Spring-flowering bulbs 

Spring-flowering bulbs, which include daffodils, jonquils, tulips, hyacinths, freesias and more, highlight the change of season say farewell to winter and welcome spring. Many bulbs begin flowering in late winter bringing welcome cheer to the garden.

These plants are planted in autumn when the bulbs are dormant but potted plants are available in flower in spring. Bulbs can be grown in gardens or in containers and most re-flower year after year.

Growing conditions

Aspect Bulbs need a sunny location with full sun for most of the day. If grown with too much shade, they may fail to flower. As bulbs die back by early summer, they can be grown in areas with summer shade such as under the canopy of deciduous trees and shrubs as these areas are sunny through winter and spring.

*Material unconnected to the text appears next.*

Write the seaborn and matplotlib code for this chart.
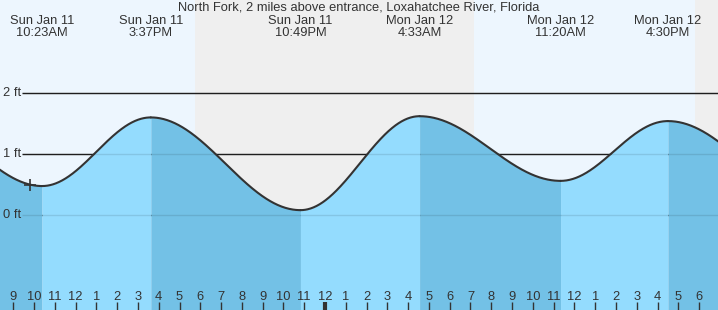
import numpy as np
import pandas as pd
import matplotlib
matplotlib.use("Agg")
import matplotlib.pyplot as plt
import seaborn as sns

# ---- data (hours since Sun Jan 11 00:00) ----
event_hours = [4.27, 10.383, 15.617, 22.817, 28.55, 35.333, 40.5, 47.78]
event_heights = [1.55, 0.475, 1.60, 0.08, 1.62, 0.56, 1.54, 0.20]
label_days = ["Sun Jan 11", "Sun Jan 11", "Sun Jan 11", "Mon Jan 12", "Mon Jan 12", "Mon Jan 12"]
label_times = ["10:23AM", "3:37PM", "10:49PM", "4:33AM", "11:20AM", "4:30PM"]
night_spans = [(17.74, 31.17), (41.81, 44.0)]
now_hour = 9.8
title = "North Fork, 2 miles above entrance, Loxahatchee River, Florida"
y_ticks = [0, 1, 2]
y_tick_labels = ["0 ft", "1 ft", "2 ft"]

# ---- styling ----
sns.set_style("white")
plt.rcParams["font.family"] = ["Liberation Sans", "DejaVu Sans"]
TXT = "#333333"
DAY = "#EDF6FE"
NIGHT = "#EFEFEF"
RISE = "#94DCFE"
FALL = "#73C1E6"
FS = 9.3

XMIN, XMAX = 8.36, 42.91
YMIN, YMAX = -1.557, 3.525

fig = plt.figure(figsize=(7.18, 3.10), dpi=100)
ax = fig.add_axes([0, 0, 1, 1])
ax.set_xlim(XMIN, XMAX)
ax.set_ylim(YMIN, YMAX)
ax.set_facecolor(DAY)
ax.set_axisbelow(False)
for s in ax.spines.values():
    s.set_visible(False)

for a, b in night_spans:
    ax.axvspan(a, b, color=NIGHT, lw=0, zorder=0)

# tide curve rendered between consecutive high/low events (cosine shape)
rows = []
for i in range(len(event_hours) - 1):
    t0, t1 = event_hours[i], event_hours[i + 1]
    h0, h1 = event_heights[i], event_heights[i + 1]
    tt = np.linspace(t0, t1, 200)
    hh = h1 + (h0 - h1) * (1 + np.cos(np.pi * (tt - t0) / (t1 - t0))) / 2
    for t, h in zip(tt, hh):
        rows.append((t, h, i))
df = pd.DataFrame(rows, columns=["hour", "height", "seg"])

# gridlines behind fill
x_line_start = XMIN + 22 / 718 * (XMAX - XMIN)
for y in y_ticks:
    ax.hlines(y, x_line_start, XMAX, color="#222222", lw=1, zorder=1)

for i in range(len(event_hours) - 1):
    seg = df[df.seg == i]
    col = RISE if event_heights[i + 1] > event_heights[i] else FALL
    ax.fill_between(seg.hour, YMIN, seg.height, color=col, lw=0, zorder=2)

# faint gridlines over fill
for y in y_ticks:
    ax.hlines(y, x_line_start, XMAX, color="#000000", alpha=0.1, lw=1, zorder=3)

sns.lineplot(data=df, x="hour", y="height", units="seg", estimator=None,
             color="#333333", lw=1.5, ax=ax, zorder=4)
ax.set_xlabel("")
ax.set_ylabel("")

# current-time marker
now_h = np.interp(now_hour, df.hour, df.height)
ax.plot([now_hour], [now_h], marker="+", ms=9, mew=1.2, color="#333333", zorder=5)

# y labels
for y, lab in zip(y_ticks, y_tick_labels):
    ax.text(XMIN + 3 / 718 * (XMAX - XMIN), y, lab, ha="left", va="center",
            fontsize=FS, color=TXT, zorder=6)

# title and event labels
ax.text(0.5, 1 - 8 / 310, title, transform=ax.transAxes, ha="center",
        va="center", fontsize=FS, color=TXT)
for t, d, tm in zip(event_hours[1:-1], label_days, label_times):
    ax.text(t, YMAX - (21 / 310) * (YMAX - YMIN), d, ha="center", va="center",
            fontsize=FS, color=TXT)
    ax.text(t, YMAX - (33 / 310) * (YMAX - YMIN), tm, ha="center", va="center",
            fontsize=FS, color=TXT)

# hour ticks
hours = list(range(9, 43))
labels = [str((h % 12) if h % 12 else 12) for h in hours]
ax.set_xticks(hours)
ax.set_xticklabels(labels)
ax.set_yticks([])
ax.tick_params(axis="x", direction="in", length=6, width=1, color="#333333",
               pad=-14, labelsize=FS, labelcolor=TXT, bottom=True)
ax.xaxis.set_zorder(6)
for h, tk in zip(hours, ax.xaxis.get_major_ticks()):
    if h == 24:
        tk.tick1line.set_markeredgewidth(3)

fig.savefig("out.png", dpi=100)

Soil Bulbs grow in a wide range of soils but do best with good drainage. Bulbs may rot in poorly drained soils. Apply Seasol Plant + Soil Booster to the soil when planting bulbs to help revitialise soil and improve bulb growth.

Climate There are spring-flowering bulbs to grow in all climates but most do best in areas with cold winters. In subtropical and tropical zones select freesias, paperwhite narcissus and jonquils to naturalise in the garden. Bulbs that require winter chilling such as daffodils, tulips and hyacinths need to be treated as annuals in warm zones.

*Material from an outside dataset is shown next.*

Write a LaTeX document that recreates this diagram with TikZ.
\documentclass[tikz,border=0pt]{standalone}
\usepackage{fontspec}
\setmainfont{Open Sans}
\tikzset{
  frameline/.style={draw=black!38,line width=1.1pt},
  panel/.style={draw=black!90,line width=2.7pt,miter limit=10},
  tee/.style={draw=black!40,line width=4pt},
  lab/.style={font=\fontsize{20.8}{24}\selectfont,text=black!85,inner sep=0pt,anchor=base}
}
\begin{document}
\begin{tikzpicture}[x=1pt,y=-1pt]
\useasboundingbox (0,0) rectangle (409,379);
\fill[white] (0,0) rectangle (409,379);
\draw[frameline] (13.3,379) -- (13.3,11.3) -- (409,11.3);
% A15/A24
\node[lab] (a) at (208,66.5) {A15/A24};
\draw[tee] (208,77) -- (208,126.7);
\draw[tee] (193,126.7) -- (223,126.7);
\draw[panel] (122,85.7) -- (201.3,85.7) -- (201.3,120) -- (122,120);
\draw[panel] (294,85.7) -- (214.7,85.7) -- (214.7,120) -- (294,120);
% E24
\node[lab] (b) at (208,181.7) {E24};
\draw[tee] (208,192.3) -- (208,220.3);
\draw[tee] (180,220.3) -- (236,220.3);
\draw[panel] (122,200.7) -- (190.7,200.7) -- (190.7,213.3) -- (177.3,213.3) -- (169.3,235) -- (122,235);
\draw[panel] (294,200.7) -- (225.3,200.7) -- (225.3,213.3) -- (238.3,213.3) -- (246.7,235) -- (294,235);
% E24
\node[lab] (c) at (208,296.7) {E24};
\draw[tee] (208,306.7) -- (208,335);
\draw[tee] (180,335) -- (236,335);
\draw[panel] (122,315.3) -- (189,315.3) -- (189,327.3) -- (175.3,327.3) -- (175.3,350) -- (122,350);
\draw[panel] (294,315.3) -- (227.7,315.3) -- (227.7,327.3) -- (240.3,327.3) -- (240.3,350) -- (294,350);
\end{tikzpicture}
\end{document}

How to look after young bulbs
Great gardening tip to create a gorgeous garden. Your Garden November 2020

General care

Watering Adequate and regular watering are important especially in spring. Water regularly until foliage begins to dieback. Bulbs should be kept dry through summer when overly wet conditions may lead to bulbs rotting in the soil.

Feeding and mulching Feed bulb growth with a liquid fertilizer such as  PowerFeed PRO SERIES for Roses & Flowers every two weeks until the flowers have finished. Feed spring bulbs as flowering ends and until foliage dies back with a granular fertilise such as Seasol plus Nutrients for Roses & Flowers. Spread mulch such as lucerne, sugar cane or straw around bulbs to deter weed competition. Add well-rotted manure and Seasol Plant + Soil Booster to the mulch for extra nourishment and to improve the soil.

Pruning and dividing Deadhead bulbs after flowering to reduce seed formation, which takes energy that would otherwise be stored for next year’s growth. Leave foliage to die back naturally then tidy up taking care not to pull up bulbs. Marking where bulbs are planted helps avoid digging them up when they are dormant over summer. Established bulbs such as daffodil clumps can be lifted and divided in late summer.

Watch for Generally bulbs are unaffected by pests however watch out for snails and slugs that may attack emerging shoots and buds. Use a pet-friendly, natural, iron-based snail bait to deter snails. Cockatoos and blackbirds may dig up bulbs. Deter them by placing wire mesh across the bulb-growing area.